WHAT THE TASK ASKS:
Using the material below, copy every line where "draws" appears.

--- Start ---

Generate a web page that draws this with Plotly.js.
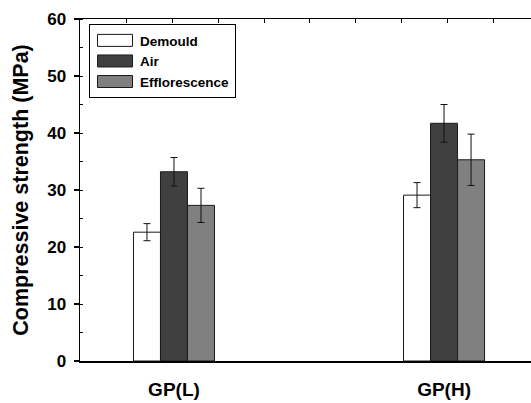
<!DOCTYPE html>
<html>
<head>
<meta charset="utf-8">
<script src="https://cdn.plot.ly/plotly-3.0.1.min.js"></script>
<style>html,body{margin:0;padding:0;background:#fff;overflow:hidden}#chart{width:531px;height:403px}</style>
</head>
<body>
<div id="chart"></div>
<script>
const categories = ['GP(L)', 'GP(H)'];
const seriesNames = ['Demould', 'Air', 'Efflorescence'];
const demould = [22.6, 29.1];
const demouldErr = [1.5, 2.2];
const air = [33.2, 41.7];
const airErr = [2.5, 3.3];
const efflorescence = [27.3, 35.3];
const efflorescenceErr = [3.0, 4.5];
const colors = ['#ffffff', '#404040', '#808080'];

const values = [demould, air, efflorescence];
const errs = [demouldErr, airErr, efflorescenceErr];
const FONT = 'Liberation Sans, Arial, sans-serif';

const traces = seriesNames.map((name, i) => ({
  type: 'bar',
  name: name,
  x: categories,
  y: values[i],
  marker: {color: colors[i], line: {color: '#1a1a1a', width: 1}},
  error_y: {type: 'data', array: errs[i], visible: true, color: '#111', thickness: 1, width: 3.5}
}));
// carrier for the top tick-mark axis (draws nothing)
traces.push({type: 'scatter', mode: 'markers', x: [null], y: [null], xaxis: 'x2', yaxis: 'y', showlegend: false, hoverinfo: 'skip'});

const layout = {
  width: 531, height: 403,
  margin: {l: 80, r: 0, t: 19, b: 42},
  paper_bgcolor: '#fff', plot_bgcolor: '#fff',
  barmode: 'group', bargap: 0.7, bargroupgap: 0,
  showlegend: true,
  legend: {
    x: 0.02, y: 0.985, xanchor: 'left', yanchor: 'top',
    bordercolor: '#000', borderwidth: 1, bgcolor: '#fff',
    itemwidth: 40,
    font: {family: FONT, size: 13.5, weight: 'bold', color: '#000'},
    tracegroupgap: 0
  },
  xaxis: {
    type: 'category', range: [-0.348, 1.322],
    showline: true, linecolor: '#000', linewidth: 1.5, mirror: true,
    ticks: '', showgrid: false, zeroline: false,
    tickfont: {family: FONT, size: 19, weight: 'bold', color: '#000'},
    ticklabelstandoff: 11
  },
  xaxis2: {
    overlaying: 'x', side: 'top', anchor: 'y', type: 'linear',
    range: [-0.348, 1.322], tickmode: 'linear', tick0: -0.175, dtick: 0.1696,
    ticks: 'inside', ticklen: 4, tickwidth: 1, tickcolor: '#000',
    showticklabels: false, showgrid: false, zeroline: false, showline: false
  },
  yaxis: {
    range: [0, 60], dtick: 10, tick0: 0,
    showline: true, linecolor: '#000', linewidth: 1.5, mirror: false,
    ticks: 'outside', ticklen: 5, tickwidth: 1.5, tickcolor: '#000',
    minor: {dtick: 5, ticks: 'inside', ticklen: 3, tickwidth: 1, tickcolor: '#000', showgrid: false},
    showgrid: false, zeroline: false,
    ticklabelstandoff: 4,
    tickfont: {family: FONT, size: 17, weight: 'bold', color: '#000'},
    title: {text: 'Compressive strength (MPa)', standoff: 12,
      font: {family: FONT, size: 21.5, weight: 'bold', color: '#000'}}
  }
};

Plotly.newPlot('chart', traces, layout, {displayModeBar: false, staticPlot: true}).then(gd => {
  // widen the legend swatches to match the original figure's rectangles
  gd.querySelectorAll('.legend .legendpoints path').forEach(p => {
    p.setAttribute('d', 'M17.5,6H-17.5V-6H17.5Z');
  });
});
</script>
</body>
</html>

--- End ---

COMPLETED EXERCISE:
Generate a web page that draws this with Plotly.js.
// carrier for the top tick-mark axis (draws nothing)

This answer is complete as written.